A Starry, Starry Night is Full of Mathematical Swirls
The swirls in Vincent van Gogh’s famous painting “The Starry Night” might well be from his observation of how eddies flow in a stream and, if so, he captured a piece of the math that governs our universe? The dappled starlight and swirling clouds of Vincent van Gogh’s painting are usually thought to reflect the artist’s tumultuous state of mind when he painted the work in 1889.
from CNN): Now, a new analysis by physicists based in China and France suggests the artist had a deep, intuitive understanding of the mathematical structure of turbulent flow.
As a common natural phenomenon observed in fluids — moving water, ocean currents, blood flow, billowing storm clouds and plumes of smoke — turbulent flow is chaotic, as larger swirls or eddies, form and break down into smaller ones.
It may appear random to the casual observer, but turbulence nonetheless follows a cascading pattern that can be studied and, at least partially, explained using mathematical equations.
“Imagine you are standing on a bridge, and you watch the river flow. You will see swirls on the surface, and these swirls are not random. They arrange themselves in specific patterns, and these kinds of patterns can be predicted by physical laws,” said Yongxiang Huang, lead author of the study that published Tuesday in the scientific journal Physics of Fluids. Huang is a researcher at State Key Laboratory of Marine Environmental Science & College of Ocean and Earth Sciences at Xiamen University in southeastern China.
“The Starry Night” is an oil-on-canvas painting that, the study noted, depicts a view just before sunrise from the east-facing window of the artist’s asylum room at Saint-Rémy-de-Provence in southern France. Van Gogh had admitted himself to an asylum there after mutilating his left ear.

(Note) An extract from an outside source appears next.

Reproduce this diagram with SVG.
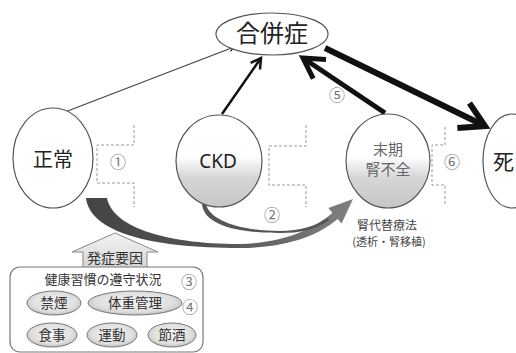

Using a digital image of the painting, Huang and his colleagues examined the scale of its 14 main whirling shapes to understand whether they aligned with physical theories that describe the transfer of energy from large- to small-scale eddies as they collide and interact with one another.
‘The Starry Night’ and turbulence theories
The atmospheric motion of the painted sky cannot be directly measured, so Huang and his colleagues precisely measured the brushstrokes and compared the size of the brushstrokes to the mathematical scales expected from turbulence theories. To gauge physical movement, they used the relative brightness or luminance of the varying paint colors.
They discovered that the sizes of the 14 whirls or eddies in “The Starry Night,” and their relative distance and intensity, follow a physical law that governs fluid dynamics known as Kolmogorov’s theory of turbulence.